Member of the Georgia House of Representatives from the Upson County, Georgia district
- In office 1868–1870

Personal details
- Born: February 5, 1844
- Died: October 1909 (aged 65)
- Party: Republican
- Spouse: Lourinda
- Parent: Guilford Speer

= William Guilford =

American politician

William A. Guilford (5 February 1844 – c. October 1909) was a businessman and state legislator from Upson County, Georgia. Guilford was a representative to Georgia's constitutional congress in 1868 and was an elected representative in Georgia's assembly during the 1868–1870 term. He was a Republican. William Guilford's father, Guilford Speer, had operated a harness and shoe shop in Thomaston, Upson County, since at least the 1840s, and was a founding organizer of St. Mary's A.M.E. Church. William Guilford opened a barber shop in Thomaston, and was involved in organizing the county's annual Emancipation Day celebration, still observed on or about 29 May each year.

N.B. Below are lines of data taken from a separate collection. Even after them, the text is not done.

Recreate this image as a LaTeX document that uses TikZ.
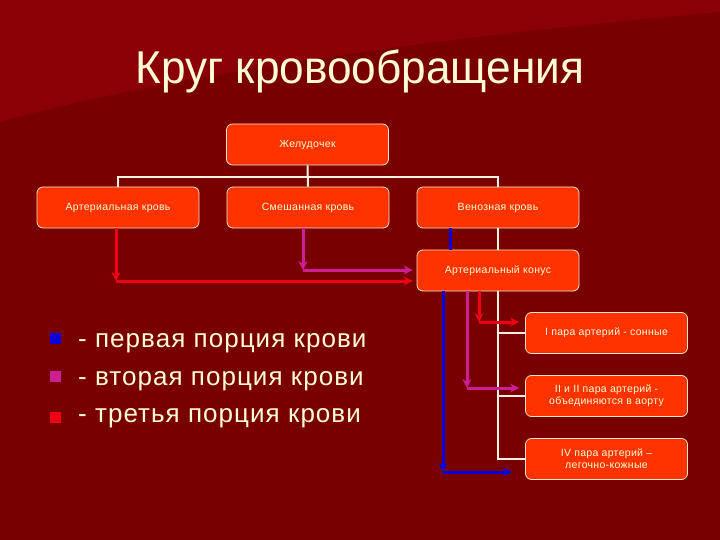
\documentclass[tikz,border=0pt]{standalone}
\usepackage{fontspec}
\setmainfont{Liberation Sans}
\usetikzlibrary{arrows.meta}
\definecolor{bg}{RGB}{120,0,0}
\definecolor{bglight}{RGB}{138,0,4}
\definecolor{boxfill}{RGB}{255,51,0}
\definecolor{boxline}{RGB}{255,228,200}
\definecolor{txt}{RGB}{255,252,215}
\definecolor{aRed}{RGB}{240,0,20}
\definecolor{aMag}{RGB}{205,30,150}
\definecolor{aBlue}{RGB}{10,0,220}
\definecolor{wline}{RGB}{255,240,225}
\begin{document}
\begin{tikzpicture}[x=1pt,y=-1pt,
  box/.style={draw=boxline, line width=0.8pt, fill=boxfill, rounded corners=6pt,
    minimum width=162pt, minimum height=41pt, text=txt,
    font=\fontsize{10.5}{12}\selectfont\addfontfeatures{LetterSpace=3}, align=center, inner sep=2pt},
  tree/.style={draw=wline, line width=2pt},
  flow/.style={line width=3pt, -{Stealth[length=9pt,width=9pt]}},
  legsq/.style={minimum size=11pt, inner sep=0pt},
  legtxt/.style={anchor=base west, text=txt, font=\fontsize{26}{30}\selectfont\addfontfeatures{LetterSpace=4}, inner sep=0pt}
 ]
\fill[bg] (0,0) rectangle (720,540);
\fill[bglight] (0,0) -- (720,0) -- (720,12) .. controls (400,40) and (150,80) .. (0,122) -- cycle;
\useasboundingbox (0,0) rectangle (720,540);

\node[text=txt, font=\fontsize{46}{50}\selectfont, anchor=base, inner sep=0pt, xscale=0.96] (title) at (360,84) {Круг кровообращения};

\node[box] (zh)  at (307.5,144.5) {Желудочек};
\node[box] (art) at (118,207.5) {Артериальная кровь};
\node[box] (mix) at (308,207.5) {Смешанная кровь};
\node[box] (ven) at (498,207.5) {Венозная кровь};
\node[box] (kon) at (498,270.5) {Артериальный конус};
\node[box] (p1)  at (606.5,333) {I пара артерий - сонные};
\node[box] (p2)  at (606.5,396) {II и II пара артерий -\\объединяются в аорту};
\node[box] (p4)  at (606.5,459) {IV пара артерий --\\легочно-кожные};

% tree
\draw[tree] (art.north) -- ++(0,-10) -| (ven.north);
\draw[tree] (zh.south) -- (mix.north);
\draw[tree] (ven.south) -- (kon.north);
\draw[tree] (kon.south) -- (kon.south |- p4.west) -- (p4.west);
\draw[tree] (kon.south |- p1.west) -- (p1.west);
\draw[tree] (kon.south |- p2.west) -- (p2.west);

% coordinates of arrow corners
\coordinate (rc) at (116,281);
\coordinate (mc) at (303,270);
\coordinate (bx) at (450,0);
\coordinate (bc) at (443,472);
\coordinate (be) at (512,472);
\coordinate (mc2) at (467,388);
\coordinate (rc2) at (479,322);

% upper arrows
\draw[flow, aRed] (art.south -| rc) -- (rc);
\draw[flow, aRed, shorten >=4pt] (rc) -- (rc -| kon.west);
\draw[flow, aMag] (mix.south -| mc) -- (mc);
\draw[flow, aMag, shorten >=4pt] (mc) -- (mc -| kon.west);
\draw[aBlue, line width=3pt] (ven.south -| bx) -- (kon.north -| bx);

% lower arrows
\draw[flow, aBlue] (kon.south -| bc) -- (bc);
\draw[flow, aBlue] (bc) -- (be);
\draw[flow, aMag] (kon.south -| mc2) -- (mc2);
\draw[flow, aMag, shorten >=6pt] (mc2) -- (mc2 -| p2.west);
\draw[flow, aRed] (kon.south -| rc2) -- (rc2);
\draw[flow, aRed, shorten >=6pt] (rc2) -- (rc2 -| p1.west);

% legend
\node[legsq, fill=aBlue] (s1) at (55.5,338.5) {};
\node[legsq, fill=aMag] (s2) at (55.5,376) {};
\node[legsq, fill=aRed] (s3) at (55.5,417) {};
\node[legtxt] (l1) at (78,347) {- первая порция крови};
\node[legtxt] (l2) at (78,385) {- вторая порция крови};
\node[legtxt] (l3) at (78,422) {- третья порция крови};
\end{tikzpicture}
\end{document}
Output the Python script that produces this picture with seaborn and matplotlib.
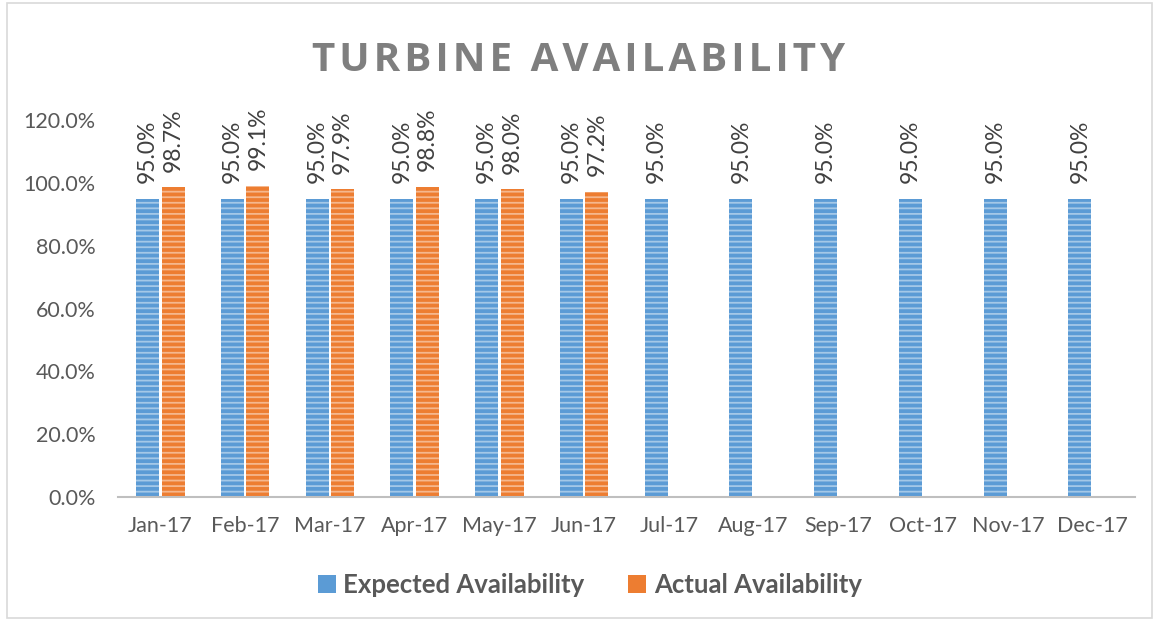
import pandas as pd
import numpy as np
import seaborn as sns
import matplotlib.pyplot as plt
from matplotlib.patches import Rectangle
from matplotlib.ticker import PercentFormatter

# data
months = ["Jan-17", "Feb-17", "Mar-17", "Apr-17", "May-17", "Jun-17",
          "Jul-17", "Aug-17", "Sep-17", "Oct-17", "Nov-17", "Dec-17"]
expected = [0.95] * 12
actual = [0.987, 0.991, 0.979, 0.988, 0.980, 0.972]

series = ["Expected Availability", "Actual Availability"]
colors = ["#5B9BD5", "#ED7D31"]

rows = [(m, series[0], v) for m, v in zip(months, expected)]
rows += [(m, series[1], v) for m, v in zip(months, actual)]
df = pd.DataFrame(rows, columns=["month", "series", "value"])

sns.set_style("white")
plt.rcParams["font.family"] = ["Lato", "DejaVu Sans"]
plt.rcParams["hatch.linewidth"] = 1.3

fig = plt.figure(figsize=(11.57, 6.24), dpi=100)
ax = fig.add_axes([0.102, 0.2035, 0.879, 0.6042])

sns.barplot(data=df, x="month", y="value", hue="series", order=months,
            hue_order=series, palette=colors, saturation=1, width=0.6, gap=0.1,
            linewidth=0, errorbar=None, ax=ax)

for cont in ax.containers:
    for bar in cont:
        bar.set_hatch("---")
        bar.set_edgecolor((1, 1, 1, 0.45))
        bar.set_linewidth(0)
        h = bar.get_height()
        if np.isnan(h):
            continue
        ax.annotate(f"{h * 100:.1f}%", (bar.get_x() + bar.get_width() / 2, h),
                    xytext=(0, 11), textcoords="offset points", rotation=90,
                    ha="center", va="bottom", fontsize=16.5, color="#404040")

ax.set_ylim(0, 1.2)
ax.set_yticks(np.arange(0, 1.21, 0.2))
ax.yaxis.set_major_formatter(PercentFormatter(1.0, decimals=1))
ax.set_xlim(-0.5, 11.5)
ax.set_xticks(np.arange(-0.5, 12, 1), minor=True)
ax.tick_params(axis="x", which="minor", length=6, color="#BFBFBF", width=1.5)
ax.tick_params(axis="x", which="major", length=0, pad=14)
ax.tick_params(axis="y", length=0, pad=16)
ax.tick_params(labelsize=15.5, labelcolor="#595959")
ax.set_xlabel("")
ax.set_ylabel("")
for side in ["top", "right", "left"]:
    ax.spines[side].set_visible(False)
ax.spines["bottom"].set_color("#BFBFBF")
ax.spines["bottom"].set_linewidth(1.5)

# letter-spaced title
title = "\u200a".join("TURBINE AVAILABILITY")
fig.suptitle(title, y=0.935, fontsize=29, family=["Open Sans", "DejaVu Sans"],
             fontweight="bold", color="#7F7F7F")

leg = ax.legend(loc="upper center", bbox_to_anchor=(0.464, -0.14), ncol=2,
                frameon=False, fontsize=18.5, handlelength=0.7, handleheight=0.7,
                columnspacing=1.7, handletextpad=0.3)
for t in leg.get_texts():
    t.set_fontweight("bold")
    t.set_color("#595959")

fig.patches.append(Rectangle((0.006, 0.01), 0.99, 0.985, transform=fig.transFigure,
                             fill=False, edgecolor="#D9D9D9", linewidth=1.2))

fig.savefig("out.png", dpi=100)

Guilford married a woman named Lourinda. Their known children included William (died before 1870), Guilford, Duffield, Lincoln, Douglass, Richard, Ludie, Benjamin, and Lidie (Lydia). He owned 12 acres of land in Thomaston, Georgia. Guilford was one of several witnesses on behalf of political activist William Fincher of Pike County, who was accused of vagrancy in 1868. The case was submitted to the U.S. Congress as an example of a violation of Civil Rights. The jury sentenced the man to a year of hard labor on the public roads.

Rufus B. Bullock, the provisional governor of Georgia filed documents in support of Guilford serving in the Georgia House of Representatives after the 1868 election when top vote getter J.C. Drake was disqualified.